Anyone acquainted with Don Giovanni knows that it begins with a riddle: What happened in Donna Anna's chamber, from which Don Giovanni stole out after he had met her father and killed him in a duel? In the opera Donna Anna claims that a masked man whom she mistook for her fiancé Don Ottavio intruded her room and when - too late - she discovered he was Don Juan, she raised a commotion. Because of Don Juan's reputation as a seducer and the actual fact that he indulges his passions we are inclined to accept this version as true. Jarzyna's performance begins in silence: a woman in silk slip and stockings stands in an ice-filled bathtube of a luxurious bathroom. A man in a suit and a stocking over his face enters. The woman grabs a bottle of champain from a bucket on the table; at first she seems about to hit the man, but she does not. She fills two glasses, for herself and the stranger, but then pours champagne on her cloths. A S&M scene follows; in sensuous ecstasy stockings are torn to pieces. Ottavio with a pearl necklace in hand peeks through the door and in the next moment Donna Anna's father appears; a fight ensues. The masked man kills the father, hitting his head against the bathtub. Only then he takes off the stocking and Giovanni, played by Andrzej Chyra (one of the most popular Polish film actors), appears to the eyes of the audience. The latter part of the scene takes place behind a black screen; we can hear orchestra playing the overture to Don Giovanni. A portico of Opera emerges in the center. Don Giovanni, this time in an evening suit, meets Donna Elvira pursuing him doggedly since she got jilted by him. He sneaks away discreetly to the seats, and she faces his servant Leporello, a white-suited muscleman with a mop of blond hair. To the accompaniment of the overture he recites her a rhymed list of his master's love conquests in various towns of the world.

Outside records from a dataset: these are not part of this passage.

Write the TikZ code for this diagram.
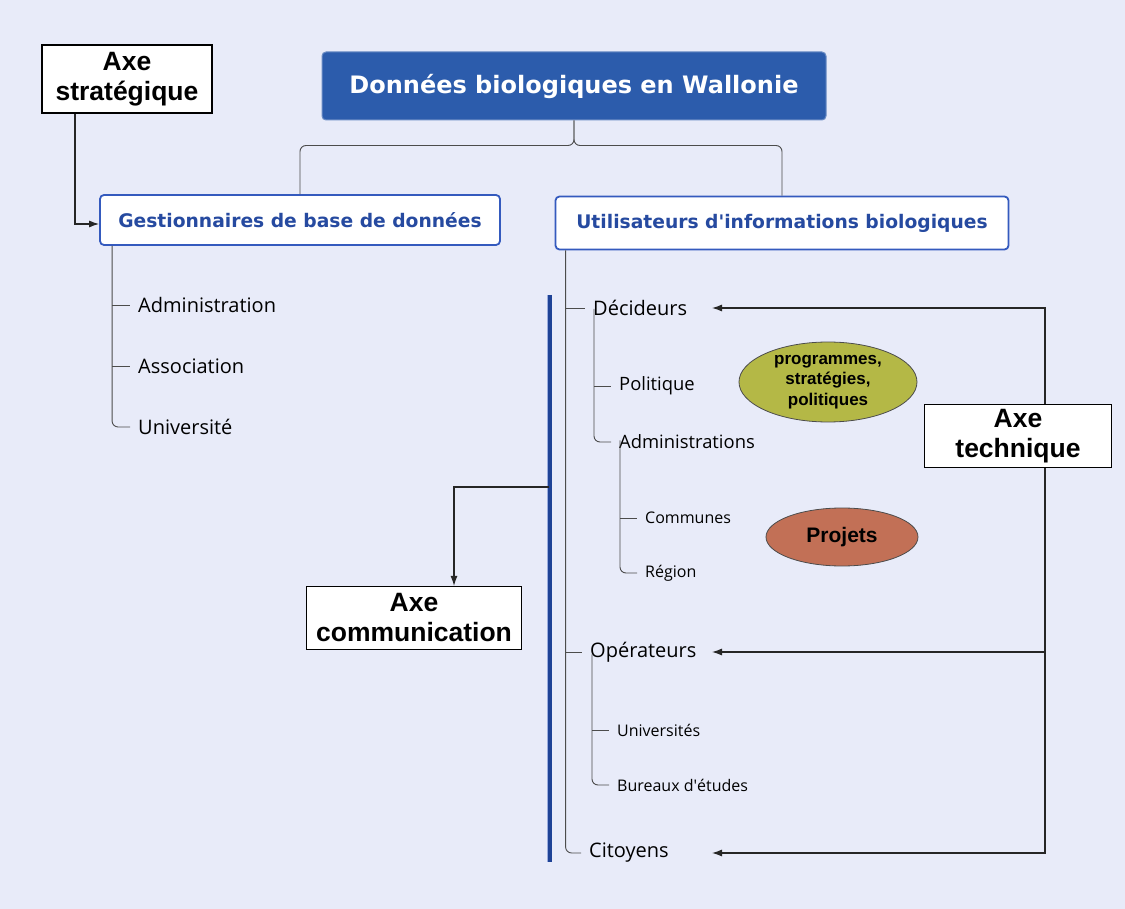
\documentclass[tikz,border=0pt]{standalone}
\usepackage{fontspec}
\setmainfont{Open Sans}
\newfontfamily\axefont{Liberation Sans}
\newfontfamily\titrefont{DejaVu Sans}
\usetikzlibrary{arrows.meta,positioning,calc,shapes.geometric}

\definecolor{fond}{RGB}{232,235,249}
\definecolor{bleutitre}{RGB}{44,92,172}
\definecolor{bleutexte}{RGB}{38,74,160}
\definecolor{bleucadre}{RGB}{52,90,190}
\definecolor{bleubarre}{RGB}{30,66,150}
\definecolor{olive}{RGB}{180,184,70}
\definecolor{brique}{RGB}{194,112,86}

\begin{document}
\begin{tikzpicture}[x=1pt, y=-1pt, >={Latex[length=10pt,width=7pt]},
    axe/.style={draw=black, fill=white, line width=1.2pt, inner sep=2pt, align=center,
        font=\axefont\bfseries\fontsize{26.5}{30}\selectfont},
    groupe/.style={draw=bleucadre, fill=white, line width=1.8pt, rounded corners=4pt,
        text=bleutexte, font=\titrefont\bfseries\fontsize{18.7}{21}\selectfont},
    item/.style={anchor=west, inner sep=0pt, font=\fontsize{20}{23}\selectfont},
    sousitem/.style={item, font=\fontsize{18.4}{21}\selectfont},
    petit/.style={item, font=\fontsize{16}{19}\selectfont},
    arbre/.style={draw=black!70, line width=0.9pt},
    fleche/.style={->, draw=black!85, line width=1.1pt}]
        % Background
        \useasboundingbox (0,0) rectangle (1125,909);
        \fill [fond] (0,0) rectangle (1125,909);
        % Title and groups
        \node [fill=bleutitre, draw=bleutitre!70, line width=1pt, rounded corners=4pt,
            minimum width=504, minimum height=68, text=white,
            font=\titrefont\bfseries\fontsize{24}{28}\selectfont] (titre) at (574,86)
            {Données biologiques en Wallonie};
        \node [groupe, minimum width=400, minimum height=50] (gest) at (300,220)
            {Gestionnaires de base de données};
        \node [groupe, minimum width=453, minimum height=53] (util) at (782,223)
            {Utilisateurs d'informations biologiques};
        \draw [arbre, rounded corners=6pt] (titre.south) -- ++(0,25) -| (gest.north);
        \draw [arbre, rounded corners=6pt] (titre.south) -- ++(0,25) -| (util.north);
        % Axes
        \node [axe, minimum width=170, minimum height=68] (strat) at (127,79)
            {Axe\\stratégique};
        \node [axe, minimum width=215, minimum height=63] (comm) at (414,618)
            {Axe\\communication};
        \node [axe, minimum width=187, minimum height=63] (tech) at (1018,436)
            {Axe\\technique};
        % Gestionnaires
        \node [item] (admin) at (138,305) {Administration};
        \node [item] (assoc) at (138,366) {Association};
        \node [item] (univ) at (138,427) {Université};
        \coordinate (gx) at ([xshift=13]gest.south west);
        \draw [arbre, rounded corners=6pt] (gx) |- ([xshift=-8]univ.west);
        \foreach \n in {admin,assoc}
            \draw [arbre] (gx |- \n.west) -- ([xshift=-8]\n.west);
        % Utilisateurs
        \node [item] (decid) at (593,308) {Décideurs};
        \node [item] (oper) at (590,652) {Opérateurs};
        \node [item] (citoy) at (589,853) {Citoyens};
        \coordinate (ux) at ([xshift=11]util.south west);
        \draw [arbre, rounded corners=6pt] (ux) |- ([xshift=-8]citoy.west);
        \foreach \n in {decid,oper}
            \draw [arbre] (ux |- \n.west) -- ([xshift=-8]\n.west);
        % Decideurs
        \node [sousitem] (polit) at (619,386) {Politique};
        \node [sousitem] (adms) at (619,442) {Administrations};
        \coordinate (dx) at ([xshift=1,yshift=7]decid.south west);
        \draw [arbre, rounded corners=6pt] (dx) |- ([xshift=-8]adms.west);
        \draw [arbre] (dx |- polit.west) -- ([xshift=-8]polit.west);
        \node [petit] (commu) at (645,518) {Communes};
        \node [petit] (region) at (645,573) {Région};
        \coordinate (ax) at ([xshift=1,yshift=9]adms.south west);
        \draw [arbre, rounded corners=6pt] (ax) |- ([xshift=-8]region.west);
        \draw [arbre] (ax |- commu.west) -- ([xshift=-8]commu.west);
        % Operateurs
        \node [petit] (univs) at (617,730) {Universités};
        \node [petit] (bureau) at (617,785) {Bureaux d\textquotesingle études};
        \coordinate (ox) at ([xshift=2,yshift=8]oper.south west);
        \draw [arbre, rounded corners=6pt] (ox) |- ([xshift=-8]bureau.west);
        \draw [arbre] (ox |- univs.west) -- ([xshift=-8]univs.west);
        % Ellipses
        \node [ellipse, fill=olive, draw=black!70, line width=0.8pt, minimum width=178,
            minimum height=80, inner sep=0pt, align=center,
            font=\axefont\bfseries\fontsize{17}{20.5}\selectfont] (progr) at (828,382)
            {programmes,\\stratégies,\\politiques};
        \node [ellipse, fill=brique, draw=black!70, line width=0.8pt, minimum width=152,
            minimum height=58, inner sep=0pt, font=\axefont\bfseries\fontsize{21}{24}\selectfont]
            (projets) at (842,537) {Projets};
        % Blue bar
        \coordinate (bhaut) at (549,295);
        \coordinate (bbas) at (549,862);
        \draw [bleubarre, line width=5pt] (bhaut) -- (bbas);
        \draw [bleucadre!50, line width=1pt] ([xshift=-2]bhaut) -- ([xshift=-2]bbas);
        % Connectors of the axes
        \draw [fleche] ([xshift=-52]strat.south) |- ([yshift=-4]gest.west);
        \coordinate (bcomm) at (549,487);
        \draw [fleche] (bcomm) -| ([xshift=40]comm.north);
        \coordinate (tx) at (1045,0);
        \coordinate (pointe) at (712,0);
        \draw [fleche] (tech.north -| tx) |- (decid -| pointe);
        \draw [fleche] (tech.south -| tx) |- (citoy -| pointe);
        \draw [fleche] (tx |- oper) -- (oper -| pointe);
\end{tikzpicture}
\end{document}
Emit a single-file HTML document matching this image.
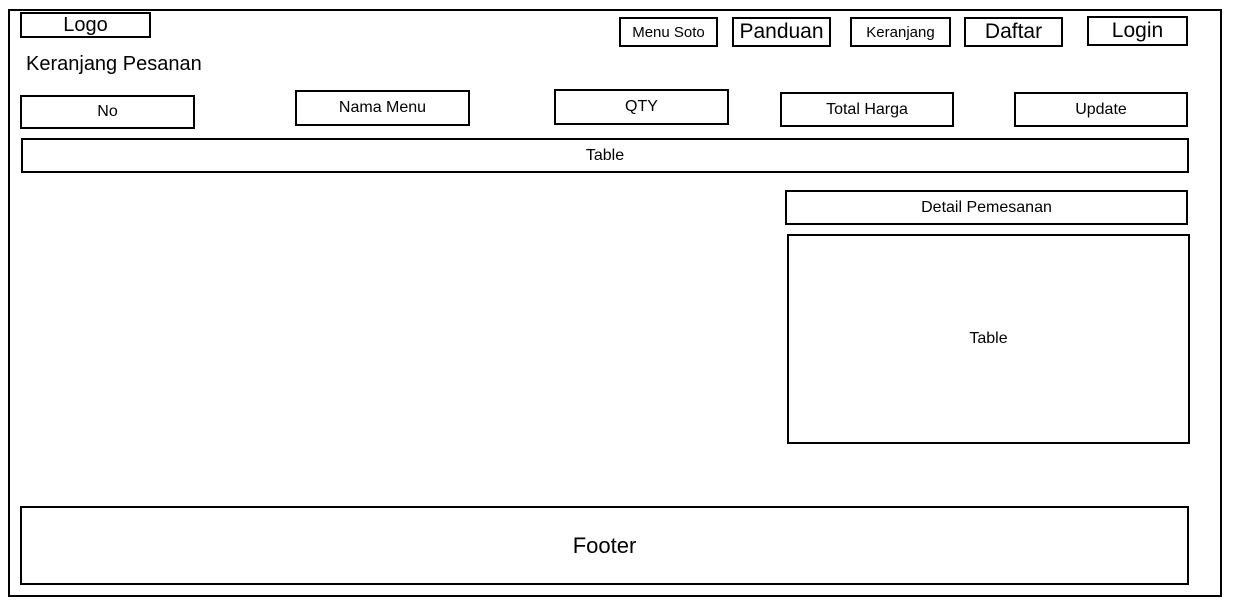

The argument between advocates and opponents of the performance concentrates upon limits of the allowable: can a director handle Mozart's work like his own property? Why didn't he base his production on Molière? Jarzyna employs opera to smash its own artificiality. Sometimes he allows whole pieces sound the way they were composed. However, they were pre-recorded and soloists deliver airs in an exaggerated operatic manner (the actors onstage only gesture and lip-sync their parts). Incident at the opera serves as a symbol of the world of morality battling with unbridled Giovanni in an attempt to impose its conventions on him. After the performance Giovanni throws an unplanned party in his penthouse. String quartet performs - a piece of Mozart, of course - silhouetted against the sky over the city, meanwhile the guests undress and change into historical costumes before the very eyes of the public, which leads to an "orgy" in the style of Fellini's 8 ½. In its climax point Giovanni appears on the stage riding Leporello the way Marcello Mastroiani rode Anita Ekberg. In Molière's play Leporello rebukes his master in a monologue packed with cliches. Usually an actor drones it in a single breath to underline its emptiness and absurdity. In this production Giovanni gropes Donna Elvira who despite her resentment arrived to the party, while sentences recited by Leporello - "A man of the world chases after fashion. Fashion takes its source in imagination. Imagination is the property of soul" - sound like separate statements, almost a voice of conscience coming from the world of truth. In the peak moment of the party Donna Anna recognizes in Giovanni her father's murderer. To the accompaniment of the air in which she describes what happened in her house a reconstruction of the incident unfolds, this time on the left of the stage. Now it comprises also the events following the father's death that we could not see earlier. It expires Donna Anna knew exactly the identity of her partner in almost perverse affair. In this version - different in some details from the first one - after Giovanni kills the father both lovers continue their act beside his corpse as if nothing happened. Only later Ottavio arrives and Donna Anna changes her partner, in a way forcing Ottavio to end what Giovanni had begun.
It is possible that Giovanni breaks generally accepted moral standards, he does so, however, in a society that accepts this sort of art warmly, even if it does not admit the fact, prefering to dress up in respectable opera costume. But Giovanni, too, becomes sick of decadent pleasures. The scene of revolting gluttony even Hanoch Levin would not consider a disgrace. Statue of the murdered father - impersonated by an actor - sings his air really, not from playback as before. Mozart's music which used to represent fake conventional morals becomes truth itself and defeats the world void of morality, order, law, and even pleasure. The performance is an excellent (unfortunately, there are also worse) example of contemporary Polish theatre in which the director plays central part and has full liberty. Teatr Rozmaitości where it is staged - beside such dramas as Krum by Hanoch Levin or Dybbuk by An-ski (both directed by Krzysztof Warlikowski; the part of Tsaddik in Dybbuk plays in yiddish Orna Porat) - ranks among most interesting.